Gli scienziati già si erano accorti come bassi livelli di zinco si correlassero a deficit di cellule T e a riduzione del volume del timo, dimostrando come il minerale fosse in grado di facilitare il recupero della funzione immunitaria nei pazienti con mieloma multiplo sottoposti a trapianti di cellule staminali. Non era chiaro, però, perché.

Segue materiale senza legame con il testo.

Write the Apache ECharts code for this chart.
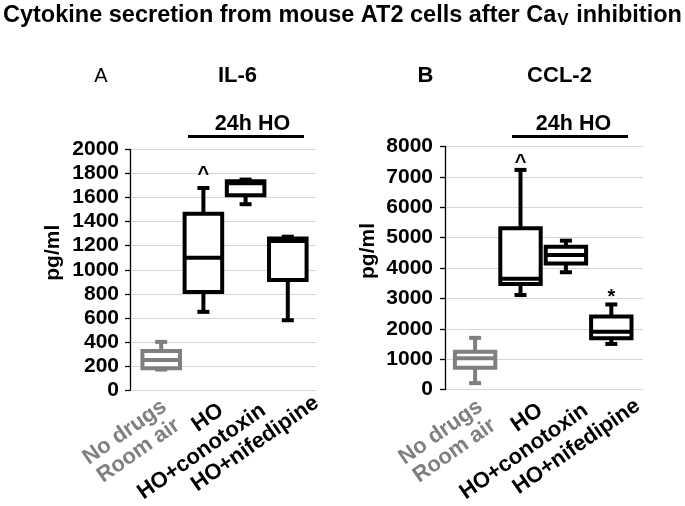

La scoperta giunge da una ricerca su un modello sperimentale in cui si è potuto verificare come anche timi di topo sottoposti a dieta senza zinco si rimpiccioliscono, producendo un numero significativamente inferiore di cellule T mature. In brevissimo tempo, peraltro, ovvero dopo appena tre settimane: senza zinco i linfociti T non possono maturare completamente. Allo stesso modo, trattamenti sui topi simili a quelli sull’uomo prima di un trapianto di staminali, determinano carenza di zinco con deplezione di linfociti T e rallentamento dei tempi di rispristino delle scorte. Al contrario, zinco abbondante consente alle cellule di riprendersi più velocemente: "Con un’integrazione abbiamo ottenuto una più rapida riparazione dei danni causati al timo dalle terapie e una rigenerazione più rapida di linfociti T nel sangue periferico. Ci era, però, ancora poco chiaro il meccanismo”.
L’aspetto sorprendente è stato verificare che lo zinco accumulato nei linfociti T viene liberato nella matrice extracellulare quando questi vengono, per esempio, distrutti dalle terapie, avviando un processo biochimico che attiva il recettore Gpr39 sulle cellule endoteliali inducendole a produrre Bmp4, fattore cruciale per la rigenerazione timica.
Così concludono: “C'è ancora molto da apprendere, prima di poter individuare protocolli da applicare in clinica. I pazienti trapiantati ricevono già diversi integratori minerali e sarebbe importante assicurarsi un adeguato rifornimento di zinco in caso di carenza, benché oggi non si disponga di test soddisfacenti per l’analisi e per la cui messa a punto, però, stiamo lavorando alacremente. L’area di ricerca è di estremo interesse al di là, ovviamente, del campo oncologico, in quanto, per esempio, potrebbe portarci a studiare le ricadute sui processi degenerativi fisiologici del timo legati all’invecchiamento, laddove sappiamo che la funzionalità dell’organo tende a diminuire con l’età esponendoci a maggiori rischi di infezioni”.